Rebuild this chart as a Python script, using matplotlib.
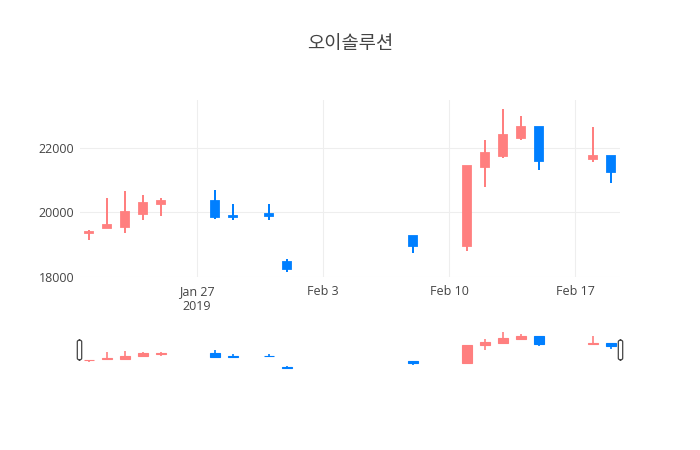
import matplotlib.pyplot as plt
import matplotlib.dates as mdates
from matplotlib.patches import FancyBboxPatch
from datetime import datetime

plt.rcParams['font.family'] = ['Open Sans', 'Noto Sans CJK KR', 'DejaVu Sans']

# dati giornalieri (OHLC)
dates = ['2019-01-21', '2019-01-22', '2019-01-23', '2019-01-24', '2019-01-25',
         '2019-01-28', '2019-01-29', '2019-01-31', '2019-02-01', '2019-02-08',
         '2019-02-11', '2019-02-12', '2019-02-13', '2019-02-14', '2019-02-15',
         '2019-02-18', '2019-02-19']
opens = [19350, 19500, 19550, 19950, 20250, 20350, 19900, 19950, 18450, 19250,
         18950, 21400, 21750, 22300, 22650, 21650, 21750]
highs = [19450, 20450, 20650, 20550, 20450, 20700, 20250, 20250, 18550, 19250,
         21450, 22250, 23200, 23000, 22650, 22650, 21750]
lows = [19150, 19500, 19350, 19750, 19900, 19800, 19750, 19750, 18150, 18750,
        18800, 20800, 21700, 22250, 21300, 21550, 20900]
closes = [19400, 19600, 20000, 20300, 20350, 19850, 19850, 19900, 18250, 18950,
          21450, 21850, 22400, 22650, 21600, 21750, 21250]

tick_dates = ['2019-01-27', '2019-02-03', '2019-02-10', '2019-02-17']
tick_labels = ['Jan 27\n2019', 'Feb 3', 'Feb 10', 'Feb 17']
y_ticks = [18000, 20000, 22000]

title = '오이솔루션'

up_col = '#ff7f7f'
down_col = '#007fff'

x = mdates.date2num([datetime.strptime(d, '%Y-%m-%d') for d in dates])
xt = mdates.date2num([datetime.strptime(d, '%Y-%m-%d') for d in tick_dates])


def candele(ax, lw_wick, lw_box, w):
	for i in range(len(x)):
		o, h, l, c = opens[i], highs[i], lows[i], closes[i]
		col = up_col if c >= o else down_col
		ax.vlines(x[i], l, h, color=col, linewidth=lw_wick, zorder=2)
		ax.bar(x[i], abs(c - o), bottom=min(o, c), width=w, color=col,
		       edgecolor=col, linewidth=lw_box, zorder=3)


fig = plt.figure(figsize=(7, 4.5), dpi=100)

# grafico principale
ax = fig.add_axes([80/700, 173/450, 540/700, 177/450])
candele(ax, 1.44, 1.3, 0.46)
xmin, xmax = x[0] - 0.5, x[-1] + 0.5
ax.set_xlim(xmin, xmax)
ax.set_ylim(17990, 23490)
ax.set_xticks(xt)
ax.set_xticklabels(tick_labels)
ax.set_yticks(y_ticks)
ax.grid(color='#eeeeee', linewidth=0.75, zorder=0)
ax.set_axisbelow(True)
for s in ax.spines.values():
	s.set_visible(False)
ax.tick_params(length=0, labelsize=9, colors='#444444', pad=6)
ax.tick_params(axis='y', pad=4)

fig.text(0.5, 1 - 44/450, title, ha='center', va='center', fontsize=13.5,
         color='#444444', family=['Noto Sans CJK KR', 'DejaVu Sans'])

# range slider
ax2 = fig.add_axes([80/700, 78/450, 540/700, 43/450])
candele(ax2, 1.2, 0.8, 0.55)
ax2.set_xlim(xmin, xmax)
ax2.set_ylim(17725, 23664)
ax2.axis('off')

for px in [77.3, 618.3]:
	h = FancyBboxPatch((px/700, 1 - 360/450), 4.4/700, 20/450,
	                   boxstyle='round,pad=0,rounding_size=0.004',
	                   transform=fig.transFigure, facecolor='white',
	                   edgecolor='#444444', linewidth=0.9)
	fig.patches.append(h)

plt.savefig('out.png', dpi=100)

-=-=-

Transcribe the opening line of the listing above, please, and every line after it through the line with "plt.rcParams['font.family'] = ['Open", word for word, without pictures.

Rebuild this chart as a Python script, using matplotlib.
import matplotlib.pyplot as plt
import matplotlib.dates as mdates
from matplotlib.patches import FancyBboxPatch
from datetime import datetime

plt.rcParams['font.family'] = ['Open Sans', 'Noto Sans CJK KR', 'DejaVu Sans']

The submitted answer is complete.